Paycheck Protection Program Reopens With Updated Rules
The second round of the Paycheck Protection Program is now in full swing, earmarked to provide some relief to small business owners across the United States.
The Small Business Administration and the U.S. Department of the Treasury have officially reopened the Paycheck Protection Program (PPP) to provide key relief to small businesses and their employees.
This second round of the PPP is part of the coronavirus relief bill passed last December. It comes with a set of updated rules and regulations meant to ensure this financial aid is not used illicitly and reaches the people and institutions who truly need it.
The PPP officially reopened on January 11 for new borrowers and on January 13 for certain existing borrowers.

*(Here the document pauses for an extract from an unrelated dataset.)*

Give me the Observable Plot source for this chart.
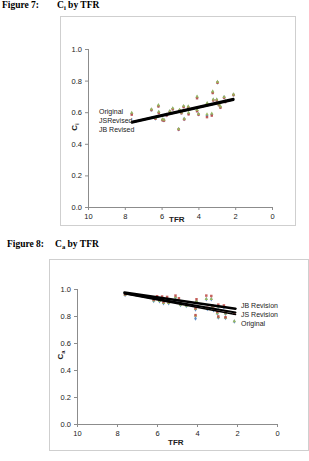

For now, only community financial institutions may initiate PPP loan applications, which should help place small businesses at the front of the line for this round of assistance.
Other key updates to the Paycheck Protection Program highlighted in the Treasury Department’s press release include:
- Borrowers can set their PPP loan’s covered period to be any length between eight and 24 weeks to best meet their business needs;
- PPP loans will cover additional expenses, including operations expenditures, property damage costs, supplier costs and worker protection expenditures;
- The PPP provides greater flexibility for seasonal employees;
- Certain existing PPP borrowers can request to modify their First Draw PPP Loan amount.
The new rules also allow businesses who took out loans in the previous PPP to apply for a second loan if they:
- Previously received a First Draw PPP Loan and will or have used the full amount only for authorized uses;
- Have no more than 300 employees;
- Can demonstrate at least a 25 percent reduction in gross receipts between comparable quarters in 2019 and 2020.
The small business loans taken on through the PPP are forgivable if the borrower meets criteria set by the Small Business Administration (SBA). They carry an interest rate of one percent and require no fees or collateral. At least 60 percent of the loan must be spent on payroll, while the rest may go toward eligible operating expenses.
“This updated guidance enhances the PPP’s targeted relief to small businesses most impacted by COVID-19,” says Treasury Secretary Steven Mnuchin. “We are committed to implementing this round of PPP quickly to continue supporting American small businesses and their workers.”